Potions, on the other hand, usually give you some kind of buff.

This was the honeymoon phase of our time with Necropolis. We enjoyed the combat, despite it being far removed from the complexity and subtlety of Souls. We even liked the flat art style which makes for a beautiful game.

That having been said, the sparse aesthetic makes the environments look incredibly similar, and the levels aren’t generated well. In one play session we spent in excess of 90 minutes trying to find the exit in level 2. Granted, we have terrible navigation skills, but either the level was horribly put together (made worse by the art-style) or it just didn’t generate an exit. Oh and the lack of an in-game map doesn’t help much either.

All the while we were harassed by endlessly-generating enemies; we became so accustomed to dispatching then that we soon became bored.

Trudging through this endless hell we, unfortunately, had time to appreciate more of the environment’s shortcomings. While the levels are reasonably large, they are sparsely occupied by both enemies and objects. The devs did not spend enough time making sure there was enough to do on each section of the level.

Progression in the game has its own set of problems. At the start of each level the dungeon master (a speaking, one-eyed pyramid known as the ‘Brazen Head’) will issue challenges.
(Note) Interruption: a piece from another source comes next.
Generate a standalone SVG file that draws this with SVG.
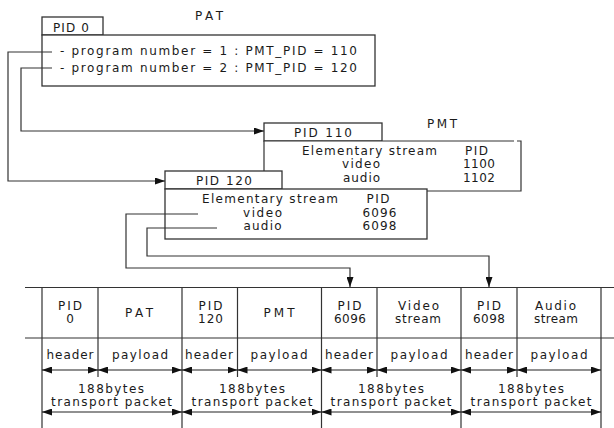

Completing them grants you tokens, which you can exchange for a high-tier unlock at the start of each level or a buff in the form of a collectible book called a Codex.
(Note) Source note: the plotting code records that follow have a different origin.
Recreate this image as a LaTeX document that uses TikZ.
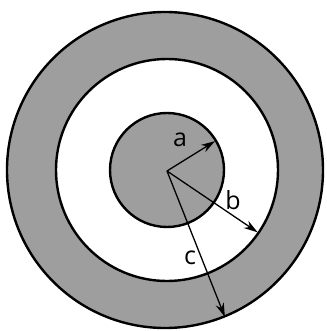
\documentclass[tikz,border=0pt]{standalone}
\usepackage{fontspec}
\setmainfont{Open Sans}
\usetikzlibrary{arrows.meta}

\definecolor{ringgray}{RGB}{158,158,158}

\begin{document}
\begin{tikzpicture}[
    x=1pt, y=1pt,
    ring/.style={draw=black, line width=2.4pt},
    radius/.style={line width=1.3pt, -{Stealth[length=14pt, width=8.5pt]}},
    lbl/.style={font=\fontsize{25}{25}\selectfont, inner sep=0pt}
]
    \useasboundingbox (-167,-161) rectangle (159,170);

    % --- rings, outside in
    \fill[ringgray] (-2,0) circle (158);
    \draw[ring, fill=white] (0,0) circle (111);
    \draw[ring, fill=ringgray] (0,0) circle (57);
    \draw[ring] (-2,0) circle (158);

    % --- centre and radius ends
    \coordinate (O) at (0,-1);
    \coordinate (A) at (31:56);
    \coordinate (B) at (-34.5:110);
    \coordinate (C) at (-68.5:158);

    \draw[radius] (O) -- (A);
    \draw[radius] (O) -- (B);
    \draw[radius] (O) -- (C);

    % --- labels
    \node[lbl] (la) at (13,30) {a};
    \node[lbl] (lb) at (66,-30) {b};
    \node[lbl] (lc) at (23,-88) {c};

\end{tikzpicture}
\end{document}
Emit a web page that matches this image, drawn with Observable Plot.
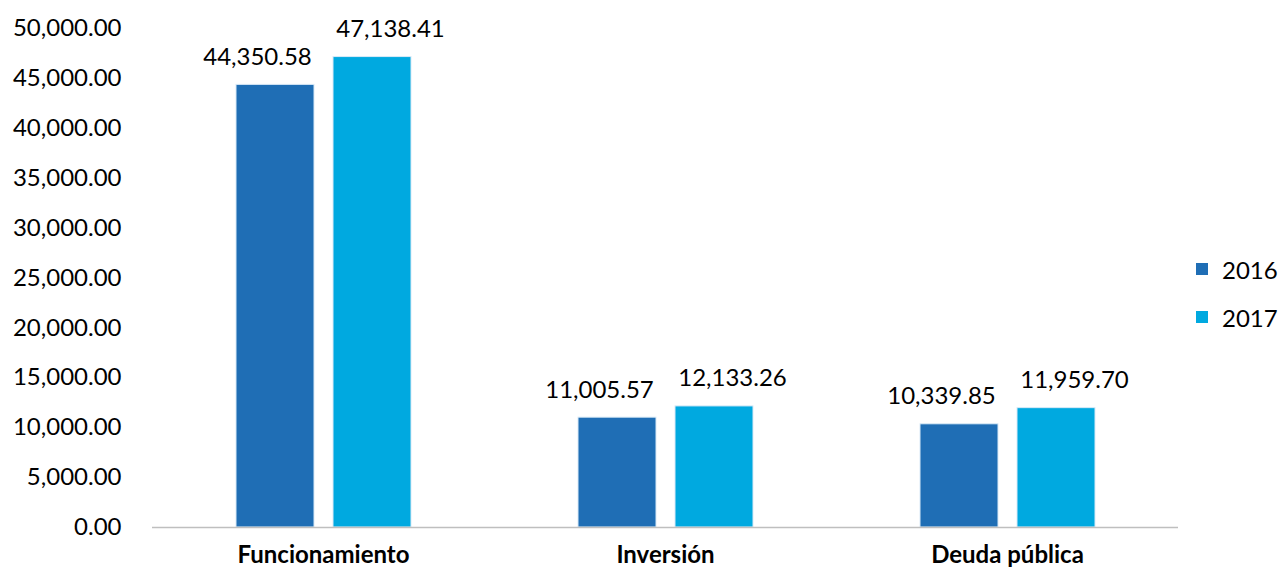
<!DOCTYPE html>
<html>
<head>
<meta charset="utf-8">
<script src="https://cdn.jsdelivr.net/npm/d3@7"></script>
<script src="https://cdn.jsdelivr.net/npm/@observablehq/plot@0.6"></script>
<style>
  body { margin: 0; background: #fff; font-family: Lato, sans-serif; }
  #wrap { position: relative; width: 1278px; height: 570px; }
  #legend { position: absolute; left: 1196px; top: 253px; font-family: Lato, sans-serif; font-size: 24px; color: #000; }
  .item { display: flex; align-items: center; height: 32px; margin-bottom: 16px; }
  .sw { width: 12px; height: 12px; margin-right: 14px; }
</style>
</head>
<body>
<div id="wrap"><div id="legend"></div></div>
<script>
const categories = ["Funcionamiento", "Inversión", "Deuda pública"];
const years = ["2016", "2017"];
const values2016 = [44350.58, 11005.57, 10339.85];
const values2017 = [47138.41, 12133.26, 11959.70];
const yTicks = [0, 5000, 10000, 15000, 20000, 25000, 30000, 35000, 40000, 45000, 50000];
const colors = ["#1F6EB5", "#00A9E0"];

const rows = [];
categories.forEach((c, i) => {
  rows.push({category: c, year: years[0], value: values2016[i]});
  rows.push({category: c, year: years[1], value: values2017[i]});
});
const rows2016 = rows.filter(d => d.year === years[0]);
const rows2017 = rows.filter(d => d.year === years[1]);
const fmt = d3.format(",.2f");

const labelOpts = {fx: "category", x: "year", y: "value", text: d => fmt(d.value), lineAnchor: "bottom", fill: "#000", fontSize: 24};

const chart = Plot.plot({
  width: 1278,
  height: 570,
  marginLeft: 151,
  marginRight: 100,
  marginTop: 28,
  marginBottom: 43,
  style: {fontFamily: "Lato, sans-serif", fontSize: "24px", color: "#000", background: "#fff"},
  fx: {domain: categories, paddingInner: 0, paddingOuter: 0, label: null},
  x: {domain: years, paddingInner: 0.2, paddingOuter: 0.86, axis: null},
  y: {domain: [0, 50000], label: null},
  color: {domain: years, range: colors},
  marks: [
    Plot.barY(rows, {fx: "category", x: "year", y: "value", fill: "year", stroke: "#d9eaf7", strokeWidth: 1}),
    Plot.ruleY([0], {stroke: "#bfbfbf", strokeWidth: 1.5}),
    Plot.text(rows2016, {...labelOpts, dx: -18, dy: -20}),
    Plot.text(rows2017, {...labelOpts, dx: 18, dy: -20}),
    Plot.axisY({ticks: yTicks, tickFormat: fmt, tickSize: 0, tickPadding: 31, fill: "#000", fontSize: 24}),
    Plot.axisFx({anchor: "bottom", tickSize: 0, tickPadding: 18, fontWeight: "bold", fill: "#000", fontSize: 24, label: null})
  ]
});
document.getElementById("wrap").prepend(chart);

const legend = document.getElementById("legend");
years.forEach((y, i) => {
  const item = document.createElement("div");
  item.className = "item";
  const sw = document.createElement("div");
  sw.className = "sw";
  sw.style.background = colors[i];
  const t = document.createElement("span");
  t.textContent = y;
  item.appendChild(sw);
  item.appendChild(t);
  legend.appendChild(item);
});
</script>
</body>
</html>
These challenges are completely random, which makes a lot of them impossible to achieve initially. For example, ‘killing 10 Clockwork Knights’ sounds easy enough, but not when the challenge is offered on level 1 and they don’t appear until much later in the game.

Furthermore there are aspects and in-game features that the devs leave unexplained. We spent two hours on a single run, forgoing the unlocks to farm tokens. With our princely sum of 15 tokens we bought a codex that we thought would give us infinite stamina. It didn’t. Hell, we still don’t know what it does and the game won’t tell us.
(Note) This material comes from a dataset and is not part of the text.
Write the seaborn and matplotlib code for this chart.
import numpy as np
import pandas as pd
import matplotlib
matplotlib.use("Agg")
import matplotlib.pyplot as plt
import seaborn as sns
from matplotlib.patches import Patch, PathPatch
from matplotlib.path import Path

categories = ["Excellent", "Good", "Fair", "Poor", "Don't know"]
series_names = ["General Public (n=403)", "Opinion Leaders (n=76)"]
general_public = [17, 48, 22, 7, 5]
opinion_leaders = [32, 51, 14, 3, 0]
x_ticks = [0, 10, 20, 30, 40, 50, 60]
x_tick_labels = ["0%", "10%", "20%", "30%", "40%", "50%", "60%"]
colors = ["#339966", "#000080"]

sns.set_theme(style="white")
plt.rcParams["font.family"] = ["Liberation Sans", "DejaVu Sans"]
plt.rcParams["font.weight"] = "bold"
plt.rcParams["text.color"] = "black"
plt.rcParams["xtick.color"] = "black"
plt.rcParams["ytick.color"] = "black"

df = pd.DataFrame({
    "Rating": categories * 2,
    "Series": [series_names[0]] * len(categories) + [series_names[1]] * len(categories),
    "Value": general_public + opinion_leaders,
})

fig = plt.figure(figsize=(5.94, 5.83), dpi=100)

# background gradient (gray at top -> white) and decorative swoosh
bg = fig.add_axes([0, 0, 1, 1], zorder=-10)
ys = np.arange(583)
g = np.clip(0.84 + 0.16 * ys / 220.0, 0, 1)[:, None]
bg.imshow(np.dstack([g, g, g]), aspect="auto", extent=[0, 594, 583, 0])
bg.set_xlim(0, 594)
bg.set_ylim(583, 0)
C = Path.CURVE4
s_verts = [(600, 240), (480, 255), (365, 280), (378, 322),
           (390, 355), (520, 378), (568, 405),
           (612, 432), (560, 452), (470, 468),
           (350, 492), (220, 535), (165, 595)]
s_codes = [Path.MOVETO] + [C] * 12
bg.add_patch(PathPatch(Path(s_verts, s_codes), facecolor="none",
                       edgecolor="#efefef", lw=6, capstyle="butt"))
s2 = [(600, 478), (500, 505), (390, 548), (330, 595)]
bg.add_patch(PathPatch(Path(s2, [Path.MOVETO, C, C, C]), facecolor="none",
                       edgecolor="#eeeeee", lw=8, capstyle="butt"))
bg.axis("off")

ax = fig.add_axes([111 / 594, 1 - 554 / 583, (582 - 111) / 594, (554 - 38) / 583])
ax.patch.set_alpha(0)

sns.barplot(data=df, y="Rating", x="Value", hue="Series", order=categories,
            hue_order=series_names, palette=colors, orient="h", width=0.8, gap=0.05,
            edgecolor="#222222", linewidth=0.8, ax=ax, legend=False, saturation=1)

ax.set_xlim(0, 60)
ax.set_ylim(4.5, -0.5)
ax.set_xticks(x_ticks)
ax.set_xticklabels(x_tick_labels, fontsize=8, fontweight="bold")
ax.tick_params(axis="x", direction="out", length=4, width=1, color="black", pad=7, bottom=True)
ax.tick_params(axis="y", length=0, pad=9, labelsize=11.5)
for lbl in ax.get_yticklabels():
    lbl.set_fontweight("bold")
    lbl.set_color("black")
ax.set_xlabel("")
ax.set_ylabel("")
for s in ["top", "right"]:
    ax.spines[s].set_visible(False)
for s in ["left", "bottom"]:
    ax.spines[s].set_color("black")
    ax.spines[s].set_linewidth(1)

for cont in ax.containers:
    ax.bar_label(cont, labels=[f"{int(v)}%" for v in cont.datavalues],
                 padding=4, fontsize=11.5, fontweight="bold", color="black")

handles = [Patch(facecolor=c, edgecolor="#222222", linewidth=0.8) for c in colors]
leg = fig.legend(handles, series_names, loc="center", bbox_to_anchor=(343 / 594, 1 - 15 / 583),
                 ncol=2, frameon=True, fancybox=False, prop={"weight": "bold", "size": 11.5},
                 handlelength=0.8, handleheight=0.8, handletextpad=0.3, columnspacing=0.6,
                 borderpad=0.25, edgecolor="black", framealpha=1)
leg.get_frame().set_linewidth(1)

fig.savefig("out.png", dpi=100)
Progression is a key element of all roguelikes. Each run and each death is supposed to keep you playing. Necropolis completely spits in the face of this idea. Instead if you’ve played five minutes of this game, you’ve seen everything it has to offer you.

Beyond those deal-breakers, Necropolis is peppered with a host of irritating nuisances.

The equipment system is a prime example; players have to find new equipment since they can’t craft their own and the variety of weapons they’ll come across is sparse to say the least. The game is so stingy with these items, so unwilling to let players have fun with them, that you’ll spend hours grinding away with the same basic weapons, the promise of new and better equipment remaining a mere pipe dream.

If you ever manage to come across a new armour set or weapon, you have no real way to see what it does or how it compares to other weapons. While there is a tier system in place, there are zero other stats.

Other small, ultimately grating problems include the terrible “humour” which is painfully inserted into what could have been a more stoic, enjoyable narrative. Then there’s the lack of music and sound effects which feed into the problematic combat and even the inventory system which is hopelessly limited.

Can co-op save the day?

As online co-op is a much touted feature of this game, the developers were kind enough to provide us with four game keys to test it out ourselves. Unfortunately we have to report that the online experience was one of the worst we’ve experienced in ages.

Joining games took absolute forever, input lag was infuriating and the in-game enemies acted dumbfounded by our presence in the game.

Games media throw around the term “unplayable” a lot and mostly unfairly, but it’s the only term we can use here. Using regular broadband connections in South Africa will not get you anything resembling a playable game.

The only success we had was when we played in the same room on an extremely fast LTE connection, which three players were all connected to. Looking past the fact that this was tantamount to a LAN, we found more problems.

One core element of roguelikes is the permadeath. When you die the game ends and that’s it. That’s why the progression system is so important and it’s what makes this genre compelling. In co-op, that doesn’t exist anymore. As long as one player is standing the team can be infinitely resurrected at half health.

Conclusion

Necropolis is frustrating in the worst kind of way, not because of the difficulty trumpeted in the game’s marketing, but because of its wasted potential.

Beneath a litany of problems, there is a decent game trying desperately to claw its way out. Maybe with several massive patches, updates and expansions (or a full sequel) Necropolis can be the game it was supposed to. But, until that happens, we can’t recommend it at all.

Like adoptive parents; we’re not angry, Necropolis, we’re just disappointed.